Un dentista di provincia Horace Wells scopre per caso che il protossido d'azoto, conosciuto come gas esilarante per il suo effetto euforizzante sfruttato in alcuni spettacoli per divertire il pubblico, ne ha anche un altro che è quello di bloccare la percezione del dolore. Sperimenta il gas prima su se stesso, poi sui suoi pazienti con risultati tanto positivi da indurlo a presentarli alla comunità scientifica. Si rivolge quindi a un suo vecchio allievo e collega, William Green Morton, perché lo metta in contatto con il professore Warren, al quale intende proporre una dimostrazione degli effetti del protossido d'azoto sul dolore.
Warren accetta e nel corso di una seduta operatoria permette a Wells di fare la sua dimostrazione. Ma, per varie ragioni, l'esperimento fallisce e Wells viene allontanato. Ma Morton, presente alla scena, prosegue gli esperimenti e dopo aver utilizzato lo stesso gas passa all'etere (sostanza che era stata adoperata con successo già da un altro chirurgo Crawford Long che non aveva ritenuto di pubblicizzare la cosa) con risultati ancora migliori. Anche Morton, come Lister, ha una forte personalità e buone conoscenze per cui non gli è difficile convincere il professore Warren, comunque scettico, a eseguire di nuovo un intervento sotto anestesia. Così 16 ottobre 1846 al Massachusetts Hospital di Boston per la prima volta e con esito positivo, viene eseguita l'asportazione di un voluminoso tumore del collo al paziente Albert Abott.
È la data che segna per la chirurgia la nascita dell'anestesia.
L'avvento dell'anestesia e dell'antisepsi fanno sì che in pochi anni il chirurgo possa avventurarsi in interventi sempre più complessi e lunghi. Alcuni distretti del corpo rimangono comunque ancora una sorta di sacrario inviolabile. L'apertura della cavità addominale, toracica e cranica, è rischiosa per la possibilità che si instaurino infezioni non facilmente domabili (sarà la scoperta della penicillina dovuta a sir Alexander Fleming a fornire al chirurgo l'arma efficace per combatterle).
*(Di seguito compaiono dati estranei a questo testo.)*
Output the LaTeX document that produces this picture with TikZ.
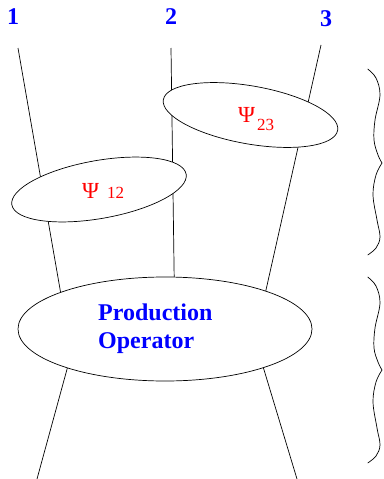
\documentclass[tikz,border=0pt]{standalone}
\usepackage{fontspec}
\setmainfont{Liberation Serif}
\usetikzlibrary{shapes.geometric}
\pgfdeclarelayer{background}
\pgfsetlayers{background,main}
\definecolor{lblblue}{RGB}{0,0,255}
\definecolor{psired}{RGB}{255,0,0}
\tikzset{
  blob/.style={ellipse, draw, fill=white, line width=0.7pt, inner sep=0pt},
  wire/.style={line width=0.7pt},
  brace/.style={line width=0.7pt},
  num/.style={anchor=base west, inner sep=0pt, text=lblblue, font=\fontsize{24}{28}\selectfont\bfseries},
  psi/.style={anchor=base west, inner sep=0pt, text=psired, font=\fontsize{23}{26}\selectfont},
  psisub/.style={anchor=base west, inner sep=0pt, text=psired, font=\fontsize{17}{20}\selectfont},
}
\begin{document}
\begin{tikzpicture}[x=1pt,y=-1pt]
\useasboundingbox (0,0) rectangle (383,479);
% ellipses
\node[blob, minimum width=177pt, minimum height=58pt, rotate=-10] (psiB) at (250.5,115) {};
\node[blob, minimum width=177pt, minimum height=58pt, rotate=10] (psiA) at (99,189.5) {};
\node[blob, minimum width=294pt, minimum height=104pt] (prod) at (165,329) {};
% labels
\node[num] (n1) at (7,24) {1};
\node[num] (n2) at (165,24) {2};
\node[num] (n3) at (320,27) {3};
\node[psi] (psiBl) at (238,122) {Ψ};
\node[psisub] (psiBs) at (257,130) {23};
\node[psi] (psiAl) at (82,198) {Ψ};
\node[psisub] (psiAs) at (107,198) {12};
\node[anchor=base west, inner sep=0pt, text=lblblue, font=\fontsize{24}{28}\selectfont\bfseries, align=left] (ptxt) at (98,348) {Production\\Operator};
% wires behind
\coordinate (t1) at (18,48);
\coordinate (e1) at (65.4,320);
\coordinate (t2) at (171,48);
\coordinate (e2) at (174.5,300);
\coordinate (t3) at (321,45);
\coordinate (e3) at (261.5,310);
\coordinate (s1) at (75,340);
\coordinate (f1) at (37,479);
\coordinate (s2) at (255,340);
\coordinate (f2) at (297,479);
\begin{pgfonlayer}{background}
\draw[wire] (t1) -- (e1);
\draw[wire] (t2) -- (e2);
\draw[wire] (t3) -- (e3);
\draw[wire] (s1) -- (f1);
\draw[wire] (s2) -- (f2);
\end{pgfonlayer}
% braces
\draw[brace] plot[smooth, tension=0.6] coordinates {(367.7,69) (376,78) (380,95) (375,120) (374,140) (378,155) (382,163)};
\draw[brace] plot[smooth, tension=0.6] coordinates {(382,163) (376,175) (373,195) (377,220) (380,237) (376,248) (367.7,255)};
\draw[brace] plot[smooth, tension=0.6] coordinates {(367.7,277) (376,286) (380,303) (375,328) (374,348) (378,362) (382,370)};
\draw[brace] plot[smooth, tension=0.6] coordinates {(382,370) (376,382) (373,402) (377,428) (380,445) (376,456) (367.7,463)};
\end{tikzpicture}
\end{document}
Tuttavia l'applicazione di una asepsi rigorosa consente un accesso relativamente tranquillo anche agli organi interni. Al periodo tra la fine dell'Ottocento e i primi del Novecento è legata l'elaborazione di molte tecniche che riguardano interventi sul polmone, sullo stomaco, sull'intestino, tanto valide da essere utilizzate ancora oggi. Theodor Billroth mette a punto interventi complessi di chirurgia gastrica, Theodor Kocher tratta la chirurgia tiroidea, William Halsted propone la mastectomia radicale allargata alle stazioni linfatiche per la cura del cancro della mammella, Edoardo Bassini propone una cura chirurgica radicale dell'ernia, patologia frequente e che, per il grado di invalidità che comporta, aveva costituito uno degli interventi della disperazione nel senso che i pazienti erano stati costretti a mettersi nelle mani dei cerusici e dei norcini e che ora ritornava alla chirurgia.